Describe a piece of technology you find useful
A full Band 9 model answer for this IELTS Speaking Part 2 cue card, with the key vocabulary it uses, three Part 3 follow-up answers, and an examiner note on why it scores so highly.
Describe a piece of technology you find useful.
You should say:
- what it is
- how often you use it
- what you use it for
and explain why you find this piece of technology so useful.
You get 1 minute to prepare and should speak for 1-2 minutes. Try it yourself first, then compare with the model answer below.
Band 9 sample answer
The piece of technology I would single out is not the most glamorous choice — it is a simple pair of noise-cancelling headphones — but I would honestly struggle to function without them.
I use them practically every day, often for hours at a stretch. They have become an extension of my routine: I put them on when I am working, commuting, exercising, or simply when I need a few minutes of calm in a noisy environment.
What I use them for goes well beyond just listening to music. The real value, for me, lies in the noise cancellation. I live in a fairly chaotic, densely populated area, and being able to flick a switch and have the constant background din just melt away is genuinely transformative. When I am trying to concentrate, they let me create a little bubble of focus that would otherwise be impossible, and I have noticed my productivity shoot up as a result.
The reason I find them so useful comes down to the fact that they solve a very modern problem — the sheer amount of noise and distraction we are bombarded with. We tend to think of useful technology as something flashy and complicated, but I have come to appreciate the tools that quietly give you back your attention and your peace of mind. In that sense, a humble pair of headphones has had a far bigger impact on my day-to-day life than most of the cutting-edge gadgets I own.
Key vocabulary used
The collocations and idiomatic phrases above that lift the answer into Band 9 lexical resource.
- single out
- choose one thing from many
- for hours at a stretch
- for long continuous periods
- the constant background din
- the continuous unpleasant noise
- melt away
- gradually disappear
- shoot up
- increase quickly
- give you back your attention
- let you focus again
Part 3 follow-up questions
The examiner develops the topic with more abstract discussion questions. Here is how a Band 9 candidate might answer.

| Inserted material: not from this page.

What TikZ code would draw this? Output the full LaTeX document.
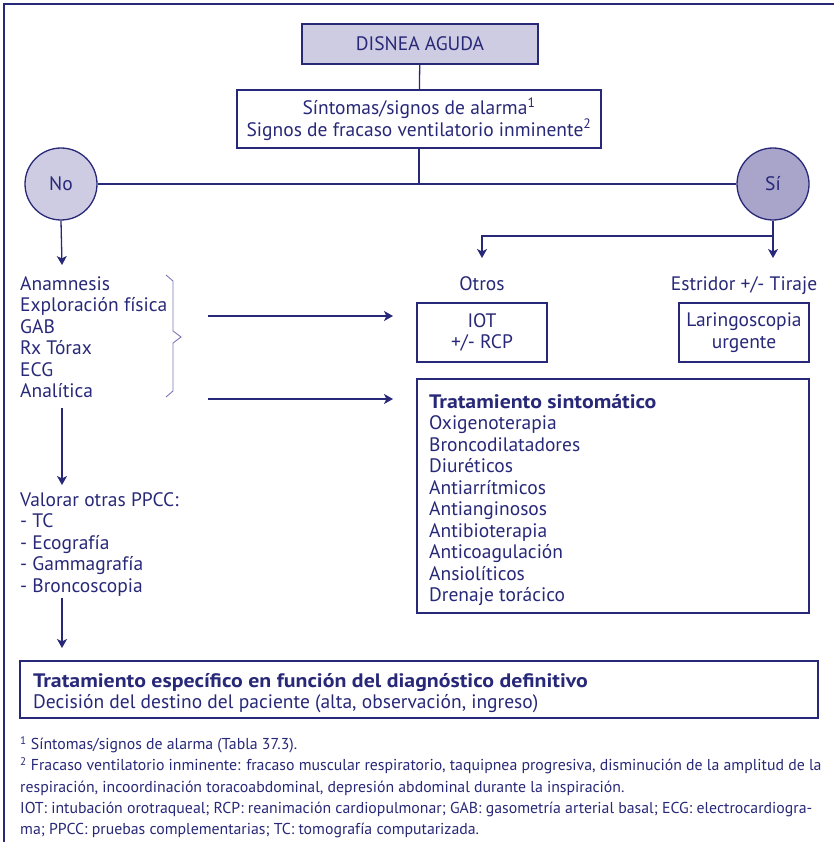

Has technology made our lives easier or more complicated?
I think it has done both simultaneously. On the practical side, it has automated countless tedious tasks and connected us instantly. But it has also blurred the line between work and rest and flooded us with information, which creates a new kind of stress. So I would say it has solved old problems while quietly introducing new ones.
Do you think people are too dependent on technology?
In many cases, yes. A lot of us would struggle to navigate a new city without GPS or remember a single phone number. That dependence is not inherently bad — we have always relied on tools — but it becomes a problem when it erodes basic skills or when people cannot disconnect even for a short while.
Will future technology change the way we work?
Almost certainly, and probably more dramatically than we expect. Artificial intelligence is already automating routine analytical work, which will shift the value towards uniquely human skills like creativity and judgement. The likely outcome is not that work disappears, but that the nature of it changes, so adaptability will be the key skill going forward.
Why this is a Band 9 answer
Band 9 features: an unexpected, well-defended choice, precise collocation ('a little bubble of focus'), accurate cause-and-effect structures, and a thoughtful generalisation about what 'useful' technology really means.